• _DATASET CONTENT_
◇ ◇ ◇ ◇ ◇ ◇ ◇
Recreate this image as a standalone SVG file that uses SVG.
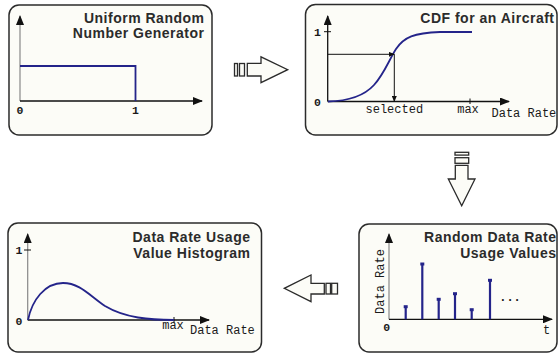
<svg xmlns="http://www.w3.org/2000/svg" width="560" height="356" viewBox="0 0 560 356">
<style>
.box{fill:#fcfcf7;stroke:#2b2b2b;stroke-width:1.5}
.title{font-family:"Liberation Sans",Arial,sans-serif;font-weight:bold;font-size:14px;letter-spacing:0.5px;fill:#2b2b2b;text-anchor:end}
.mono{font-family:"Liberation Mono","Courier New",monospace;font-size:12px;fill:#1a1a1a}
.dig{font-family:"Liberation Mono","Courier New",monospace;font-size:11.5px;font-weight:bold;fill:#1a1a1a;text-anchor:middle}
.ax{stroke:#111;stroke-width:1.3;fill:none}
.ay{stroke:#888;stroke-width:1.2;fill:none}
.curve{stroke:#24248a;stroke-width:1.8;fill:none}
.stem{stroke:#24248a;stroke-width:2.2}
.arrow{fill:#fcfcf7;stroke:#2b2b2b;stroke-width:1.3}
.thin{stroke:#111;stroke-width:1;fill:none}
</style>
<defs>
<marker id="ah" markerWidth="10" markerHeight="8" refX="9" refY="4" orient="auto" markerUnits="userSpaceOnUse">
<path d="M0,0 L10,4 L0,8 Z" fill="#111"/>
</marker>
<marker id="sh" markerWidth="6" markerHeight="5" refX="5.5" refY="2.5" orient="auto" markerUnits="userSpaceOnUse">
<path d="M0,0 L6,2.5 L0,5 Z" fill="#111"/>
</marker>
</defs>

<g id="uniform-generator">
<rect class="box" x="9" y="5" width="203" height="130" rx="10"/>
<text class="title" x="204.5" y="22.5">Uniform Random</text>
<text class="title" x="204.5" y="38">Number Generator</text>
<line class="ay" x1="20" y1="101" x2="20" y2="16" marker-end="url(#ah)"/>
<line class="ax" x1="20" y1="101" x2="202" y2="101" marker-end="url(#ah)"/>
<polyline class="curve" points="20,66 135.5,66 135.5,101"/>
<text class="dig" x="20" y="114">0</text>
<text class="dig" x="135.5" y="114">1</text>
</g>

<g id="cdf-aircraft">
<rect class="box" x="305.5" y="4.5" width="251.5" height="130.5" rx="10"/>
<text class="title" x="554.5" y="22.5">CDF for an Aircraft</text>
<line class="ax" x1="327.7" y1="101.5" x2="327.7" y2="16" marker-end="url(#ah)"/>
<line class="ax" x1="327.7" y1="101.5" x2="509" y2="101.5" marker-end="url(#ah)"/>
<line class="thin" x1="324" y1="31.7" x2="331" y2="31.7"/>
<line class="thin" x1="470" y1="98.5" x2="470" y2="104"/>
<path class="curve" d="M328,101.5 C350,101 364,96 374,85 C384,74 389,60 396,49 C404,37 414,33 440,32 L472,32"/>
<line class="thin" x1="327.7" y1="54.3" x2="394.3" y2="54.3" marker-end="url(#sh)"/>
<line class="thin" x1="394.3" y1="54.3" x2="394.3" y2="101.5" marker-end="url(#sh)"/>
<text class="dig" x="317.5" y="36">1</text>
<text class="dig" x="317.5" y="106">0</text>
<text class="mono" x="394.3" y="113" text-anchor="middle">selected</text>
<text class="mono" x="468" y="113" text-anchor="middle">max</text>
<text class="mono" x="491.5" y="117">Data Rate</text>
</g>

<g id="random-values">
<rect class="box" x="359" y="224" width="198" height="128" rx="10"/>
<text class="title" x="556.5" y="241.5">Random Data Rate</text>
<text class="title" x="556.5" y="258">Usage Values</text>
<line class="ay" x1="389" y1="319.3" x2="389" y2="234" marker-end="url(#ah)"/>
<line class="ax" x1="389" y1="319.3" x2="552" y2="319.3" marker-end="url(#ah)"/>
<line class="stem" x1="405.7" y1="319.3" x2="405.7" y2="306.7"/>
<line class="stem" x1="422.3" y1="319.3" x2="422.3" y2="264"/>
<line class="stem" x1="438.7" y1="319.3" x2="438.7" y2="299.3"/>
<line class="stem" x1="455" y1="319.3" x2="455" y2="293.7"/>
<line class="stem" x1="471.7" y1="319.3" x2="471.7" y2="309.7"/>
<line class="stem" x1="490" y1="319.3" x2="490" y2="280.3"/>
<rect x="403.7" y="305.2" width="4" height="3" fill="#24248a"/>
<rect x="420.3" y="262.5" width="4" height="3" fill="#24248a"/>
<rect x="436.7" y="297.8" width="4" height="3" fill="#24248a"/>
<rect x="453" y="292.2" width="4" height="3" fill="#24248a"/>
<rect x="469.7" y="308.2" width="4" height="3" fill="#24248a"/>
<rect x="488" y="278.8" width="4" height="3" fill="#24248a"/>
<text class="mono" x="510" y="301" text-anchor="middle" style="font-weight:bold">...</text>
<text class="dig" x="386.7" y="331">0</text>
<text class="mono" x="546.7" y="334" text-anchor="middle">t</text>
<text class="mono" x="0" y="0" text-anchor="middle" transform="translate(383.5,281.5) rotate(-90)">Data Rate</text>
</g>

<g id="histogram">
<rect class="box" x="8" y="223" width="253.5" height="129" rx="10"/>
<text class="title" x="250.5" y="241.5">Data Rate Usage</text>
<text class="title" x="250.5" y="258">Value Histogram</text>
<line class="ay" x1="27.7" y1="320" x2="27.7" y2="234" marker-end="url(#ah)"/>
<line class="ax" x1="27.7" y1="320" x2="209" y2="320" marker-end="url(#ah)"/>
<line class="thin" x1="24" y1="250" x2="31" y2="250"/>
<line class="thin" x1="174" y1="317" x2="174" y2="323"/>
<path class="curve" d="M28,320 C32,300 45,283 63,283 C80,283 90,296 105,306 C125,318 150,320 174,320"/>
<text class="dig" x="19" y="254">1</text>
<text class="dig" x="19" y="325">0</text>
<text class="mono" x="173" y="329" text-anchor="middle">max</text>
<text class="mono" x="190" y="334">Data Rate</text>
</g>

<g id="connectors">
<rect class="arrow" x="234.5" y="63.5" width="3" height="12.5"/>
<rect class="arrow" x="239.5" y="63.5" width="5" height="12.5"/>
<polygon class="arrow" points="247.3,63.3 261,63.3 261,56.8 287.7,69.7 261,82.7 261,76 247.3,76"/>
<rect class="arrow" x="455" y="152.3" width="13.7" height="2.8"/>
<rect class="arrow" x="455" y="157.7" width="13.7" height="5.6"/>
<polygon class="arrow" points="455.3,165.3 468,165.3 468,179 475,179 461.7,205.7 448.3,179 455.3,179"/>
<polygon class="arrow" points="324.3,283.3 311,283.3 311,275 284.3,288.3 311,301.7 311,294 324.3,294"/>
<rect class="arrow" x="326" y="283.3" width="4.5" height="10.7"/>
<rect class="arrow" x="331.7" y="283.3" width="5.8" height="10.7"/>
</g>
</svg>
◇ ◇ ◇ ◇ ◇ ◇ ◇
Please transcribe the material above exactly as written. Leave the pictures out.

• _CORRECT ANSWER_
Recreate this image as a standalone SVG file that uses SVG.
<svg xmlns="http://www.w3.org/2000/svg" width="560" height="356" viewBox="0 0 560 356">
<style>
.box{fill:#fcfcf7;stroke:#2b2b2b;stroke-width:1.5}
.title{font-family:"Liberation Sans",Arial,sans-serif;font-weight:bold;font-size:14px;letter-spacing:0.5px;fill:#2b2b2b;text-anchor:end}
.mono{font-family:"Liberation Mono","Courier New",monospace;font-size:12px;fill:#1a1a1a}
.dig{font-family:"Liberation Mono","Courier New",monospace;font-size:11.5px;font-weight:bold;fill:#1a1a1a;text-anchor:middle}
.ax{stroke:#111;stroke-width:1.3;fill:none}
.ay{stroke:#888;stroke-width:1.2;fill:none}
.curve{stroke:#24248a;stroke-width:1.8;fill:none}
.stem{stroke:#24248a;stroke-width:2.2}
.arrow{fill:#fcfcf7;stroke:#2b2b2b;stroke-width:1.3}
.thin{stroke:#111;stroke-width:1;fill:none}
</style>
<defs>
<marker id="ah" markerWidth="10" markerHeight="8" refX="9" refY="4" orient="auto" markerUnits="userSpaceOnUse">
<path d="M0,0 L10,4 L0,8 Z" fill="#111"/>
</marker>
<marker id="sh" markerWidth="6" markerHeight="5" refX="5.5" refY="2.5" orient="auto" markerUnits="userSpaceOnUse">
<path d="M0,0 L6,2.5 L0,5 Z" fill="#111"/>
</marker>
</defs>

<g id="uniform-generator">
<rect class="box" x="9" y="5" width="203" height="130" rx="10"/>
<text class="title" x="204.5" y="22.5">Uniform Random</text>
<text class="title" x="204.5" y="38">Number Generator</text>
<line class="ay" x1="20" y1="101" x2="20" y2="16" marker-end="url(#ah)"/>
<line class="ax" x1="20" y1="101" x2="202" y2="101" marker-end="url(#ah)"/>
<polyline class="curve" points="20,66 135.5,66 135.5,101"/>
<text class="dig" x="20" y="114">0</text>
<text class="dig" x="135.5" y="114">1</text>
</g>

<g id="cdf-aircraft">
<rect class="box" x="305.5" y="4.5" width="251.5" height="130.5" rx="10"/>
<text class="title" x="554.5" y="22.5">CDF for an Aircraft</text>
<line class="ax" x1="327.7" y1="101.5" x2="327.7" y2="16" marker-end="url(#ah)"/>
<line class="ax" x1="327.7" y1="101.5" x2="509" y2="101.5" marker-end="url(#ah)"/>
<line class="thin" x1="324" y1="31.7" x2="331" y2="31.7"/>
<line class="thin" x1="470" y1="98.5" x2="470" y2="104"/>
<path class="curve" d="M328,101.5 C350,101 364,96 374,85 C384,74 389,60 396,49 C404,37 414,33 440,32 L472,32"/>
<line class="thin" x1="327.7" y1="54.3" x2="394.3" y2="54.3" marker-end="url(#sh)"/>
<line class="thin" x1="394.3" y1="54.3" x2="394.3" y2="101.5" marker-end="url(#sh)"/>
<text class="dig" x="317.5" y="36">1</text>
<text class="dig" x="317.5" y="106">0</text>
<text class="mono" x="394.3" y="113" text-anchor="middle">selected</text>
<text class="mono" x="468" y="113" text-anchor="middle">max</text>
<text class="mono" x="491.5" y="117">Data Rate</text>
</g>

<g id="random-values">
<rect class="box" x="359" y="224" width="198" height="128" rx="10"/>
<text class="title" x="556.5" y="241.5">Random Data Rate</text>
<text class="title" x="556.5" y="258">Usage Values</text>
<line class="ay" x1="389" y1="319.3" x2="389" y2="234" marker-end="url(#ah)"/>
<line class="ax" x1="389" y1="319.3" x2="552" y2="319.3" marker-end="url(#ah)"/>
<line class="stem" x1="405.7" y1="319.3" x2="405.7" y2="306.7"/>
<line class="stem" x1="422.3" y1="319.3" x2="422.3" y2="264"/>
<line class="stem" x1="438.7" y1="319.3" x2="438.7" y2="299.3"/>
<line class="stem" x1="455" y1="319.3" x2="455" y2="293.7"/>
<line class="stem" x1="471.7" y1="319.3" x2="471.7" y2="309.7"/>
<line class="stem" x1="490" y1="319.3" x2="490" y2="280.3"/>
<rect x="403.7" y="305.2" width="4" height="3" fill="#24248a"/>
<rect x="420.3" y="262.5" width="4" height="3" fill="#24248a"/>
<rect x="436.7" y="297.8" width="4" height="3" fill="#24248a"/>
<rect x="453" y="292.2" width="4" height="3" fill="#24248a"/>
<rect x="469.7" y="308.2" width="4" height="3" fill="#24248a"/>
<rect x="488" y="278.8" width="4" height="3" fill="#24248a"/>
<text class="mono" x="510" y="301" text-anchor="middle" style="font-weight:bold">...</text>
<text class="dig" x="386.7" y="331">0</text>
<text class="mono" x="546.7" y="334" text-anchor="middle">t</text>
<text class="mono" x="0" y="0" text-anchor="middle" transform="translate(383.5,281.5) rotate(-90)">Data Rate</text>
</g>

<g id="histogram">
<rect class="box" x="8" y="223" width="253.5" height="129" rx="10"/>
<text class="title" x="250.5" y="241.5">Data Rate Usage</text>
<text class="title" x="250.5" y="258">Value Histogram</text>
<line class="ay" x1="27.7" y1="320" x2="27.7" y2="234" marker-end="url(#ah)"/>
<line class="ax" x1="27.7" y1="320" x2="209" y2="320" marker-end="url(#ah)"/>
<line class="thin" x1="24" y1="250" x2="31" y2="250"/>
<line class="thin" x1="174" y1="317" x2="174" y2="323"/>
<path class="curve" d="M28,320 C32,300 45,283 63,283 C80,283 90,296 105,306 C125,318 150,320 174,320"/>
<text class="dig" x="19" y="254">1</text>
<text class="dig" x="19" y="325">0</text>
<text class="mono" x="173" y="329" text-anchor="middle">max</text>
<text class="mono" x="190" y="334">Data Rate</text>
</g>

<g id="connectors">
<rect class="arrow" x="234.5" y="63.5" width="3" height="12.5"/>
<rect class="arrow" x="239.5" y="63.5" width="5" height="12.5"/>
<polygon class="arrow" points="247.3,63.3 261,63.3 261,56.8 287.7,69.7 261,82.7 261,76 247.3,76"/>
<rect class="arrow" x="455" y="152.3" width="13.7" height="2.8"/>
<rect class="arrow" x="455" y="157.7" width="13.7" height="5.6"/>
<polygon class="arrow" points="455.3,165.3 468,165.3 468,179 475,179 461.7,205.7 448.3,179 455.3,179"/>
<polygon class="arrow" points="324.3,283.3 311,283.3 311,275 284.3,288.3 311,301.7 311,294 324.3,294"/>
<rect class="arrow" x="326" y="283.3" width="4.5" height="10.7"/>
<rect class="arrow" x="331.7" y="283.3" width="5.8" height="10.7"/>
</g>
</svg>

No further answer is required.